In an interview with the Financial Times, culture minister Hanna Wróblewska said evacuation planning was needed because Poland’s nearly 1,000 museums could no longer operate under “a theoretical notion of security” as long as Russia continues to wage war in neighbouring Ukraine.
She said her ministry was in talks with authorities abroad about hosting evacuated artworks from some 160 institutions run by the Polish state. In addition to paintings and sculptures, rare books and musical instruments would also be part of the evacuation effort — with private museums and galleries also expected to follow suit.
The plan, which should be finalised by the end of the year, is part of a broader security push by Prime Minister Donald Tusk’s government, which includes reinforcing border protection and doubling the size of the Polish armed forces to 500,000 troops.
Poland is already the biggest defence spender in Nato on a proportional basis, allocating 4.7 per cent of its GDP to military expenditure this year.
The art initiative is being overseen by Maciej Matysiak, a former army colonel who was deputy head of Poland’s military counter-intelligence agency. He now leads a department of security and crisis management with a staff of 40 people that was set up within the culture ministry.
“We needed a person who worked in the army, in defence but also knows about crisis management,” Wróblewska said.

The plan draws in part on lessons learned from assisting Ukraine in relocating cultural artefacts to Poland after Russia’s full-scale invasion in 2022. Some of those Ukrainian works are still being safeguarded in Poland, the minister said.

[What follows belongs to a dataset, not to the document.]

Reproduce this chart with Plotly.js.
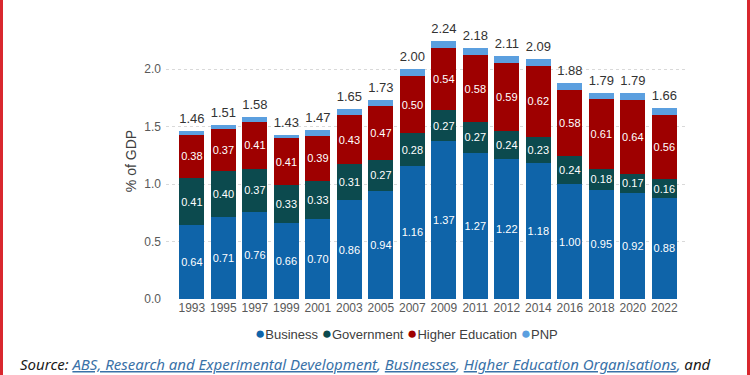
<!DOCTYPE html>
<html>
<head>
<meta charset="utf-8">
<script src="https://cdn.plot.ly/plotly-3.0.1.min.js"></script>
<style>
  html, body { margin: 0; padding: 0; background: #ffffff; }
  #wrap { position: relative; width: 750px; height: 375px; overflow: hidden; }
  #chart { width: 750px; height: 375px; }
  .rbar { position: absolute; top: 0; width: 3px; height: 375px; background: #d9272e; }
</style>
</head>
<body>
<div id="wrap">
  <div id="chart"></div>
  <div class="rbar" style="left:0px;"></div>
  <div class="rbar" style="left:747px;"></div>
</div>
<script>
const years = ['1993','1995','1997','1999','2001','2003','2005','2007','2009','2011','2012','2014','2016','2018','2020','2022'];
const business   = [0.64,0.71,0.76,0.66,0.70,0.86,0.94,1.16,1.37,1.27,1.22,1.18,1.00,0.95,0.92,0.88];
const government = [0.41,0.40,0.37,0.33,0.33,0.31,0.27,0.28,0.27,0.27,0.24,0.23,0.24,0.18,0.17,0.16];
const higherEd   = [0.38,0.37,0.41,0.41,0.39,0.43,0.47,0.50,0.54,0.58,0.59,0.62,0.58,0.61,0.64,0.56];
const pnp        = [0.03,0.03,0.04,0.03,0.05,0.05,0.05,0.06,0.06,0.06,0.06,0.06,0.06,0.05,0.06,0.06];
const totals     = [1.46,1.51,1.58,1.43,1.47,1.65,1.73,2.00,2.24,2.18,2.11,2.09,1.88,1.79,1.79,1.66];
const seriesNames  = ['Business','Government','Higher Education','PNP'];
const seriesColors = ['#0f64a9','#0c4a4e','#9e0000','#5b9fdf'];
const yTicks = [0, 0.5, 1.0, 1.5, 2.0];

function barTrace(vals, i, withText) {
  return {
    type: 'bar', x: years, y: vals, name: seriesNames[i],
    marker: { color: seriesColors[i], line: { width: 0 } },
    text: withText ? vals.map(v => v.toFixed(2)) : undefined,
    textposition: withText ? 'inside' : 'none',
    insidetextanchor: 'middle',
    constraintext: 'none',
    textangle: 0,
    textfont: { family: 'Liberation Sans, Arial, sans-serif', size: 11, color: '#ffffff' },
    showlegend: false,
    hoverinfo: 'skip'
  };
}

const traces = [
  barTrace(business, 0, true),
  barTrace(government, 1, true),
  barTrace(higherEd, 2, true),
  barTrace(pnp, 3, false),
  {
    type: 'scatter', mode: 'markers+text', x: years, y: totals,
    text: totals.map(v => v.toFixed(2)),
    textposition: 'top center',
    marker: { size: 6, opacity: 0 },
    textfont: { family: 'Liberation Sans, Arial, sans-serif', size: 13, color: '#333333' },
    cliponaxis: false, showlegend: false, hoverinfo: 'skip'
  }
];

const legendText = seriesNames.map((n, i) =>
  '<span style="color:' + seriesColors[i] + ';font-size:17px">●</span>' + n).join(' ');

const layout = {
  width: 750, height: 375,
  margin: { l: 166, r: 63, t: 23, b: 76 },
  paper_bgcolor: '#ffffff', plot_bgcolor: '#ffffff',
  barmode: 'stack', bargap: 0.2,
  showlegend: false,
  font: { family: 'Liberation Sans, Arial, sans-serif', color: '#595959' },
  xaxis: {
    type: 'category', range: [-0.82, 15.72],
    showgrid: false, zeroline: false, showline: false, ticks: '',
    tickfont: { size: 12, color: '#595959' }
  },
  yaxis: {
    range: [0, 2.4], tickvals: yTicks, ticktext: yTicks.map(v => v.toFixed(1)),
    showgrid: true, gridcolor: '#d9d9d9', griddash: 'dot', gridwidth: 1,
    zeroline: false, showline: false, ticks: '',
    ticklabelstandoff: 4,
    tickfont: { size: 12, color: '#595959' },
    title: { text: '% of GDP', font: { size: 14, color: '#404040' }, standoff: 4 }
  },
  annotations: [
    {
      xref: 'paper', yref: 'paper', x: 0.461, y: -0.125, xanchor: 'center', yanchor: 'middle',
      text: legendText, showarrow: false,
      font: { family: 'Liberation Sans, Arial, sans-serif', size: 13, color: '#404040' }
    },
    {
      xref: 'paper', yref: 'paper', x: -0.284, y: -0.236, xanchor: 'left', yanchor: 'middle',
      text: '<i>Source: <span style="color:#3a72a8"><u>ABS, Research and Experimental Development</u>, <u>Businesses</u>, <u>Higher Education Organisations</u>,</span> and</i>',
      showarrow: false,
      font: { family: 'Noto Sans, sans-serif', size: 15, color: '#1a1a1a' }
    }
  ]
};

Plotly.newPlot('chart', traces, layout, { staticPlot: true, displayModeBar: false });
</script>
</body>
</html>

Co-operating with Ukraine’s art experts meant that “they were telling us their own story, how it is to work in such a crisis for real”, Wróblewska said.
Beyond logistics, the effort also includes updating documentation to ensure that relocated Polish artworks can be tracked and reclaimed in future. “You need to evacuate also all the inventory books that can then allow you to say that this is your work,” said Wróblewska.
In a separate effort, Poland continues to pursue the restitution of artworks looted during the second world war, which started when Poland was invaded by Nazi Germany and then the Soviet Union.
Some 20 pieces are returned to Poland each year from Germany, the US and other countries, but “a lot” must still be recovered, the minister said.
Despite being under Nazi and Soviet occupation, Polish authorities managed to safeguard some flagship cultural assets. These included a monumental painting, “The Battle of Grunwald”, which was transported from Warsaw to the eastern city of Lublin and kept hidden throughout the war, even though Nazi propaganda chief Joseph Goebbels offered a big reward for information on its whereabouts.
Wartime evacuation planning was discussed at an informal meeting of EU culture ministers in Warsaw in April. Wróblewska said the Baltic states, also on Nato’s eastern flank, shared her government’s thinking about relocating artworks. “They are a little bit smaller, so everything is a little bit easier for them — they don’t have to co-ordinate so many people, so many museums,” she said.
Still, each museum faces the challenge set by Poland’s culture ministry of determining which artworks should qualify for its “priority evacuation” category.
“It is not possible to evacuate everything,” Wróblewska said.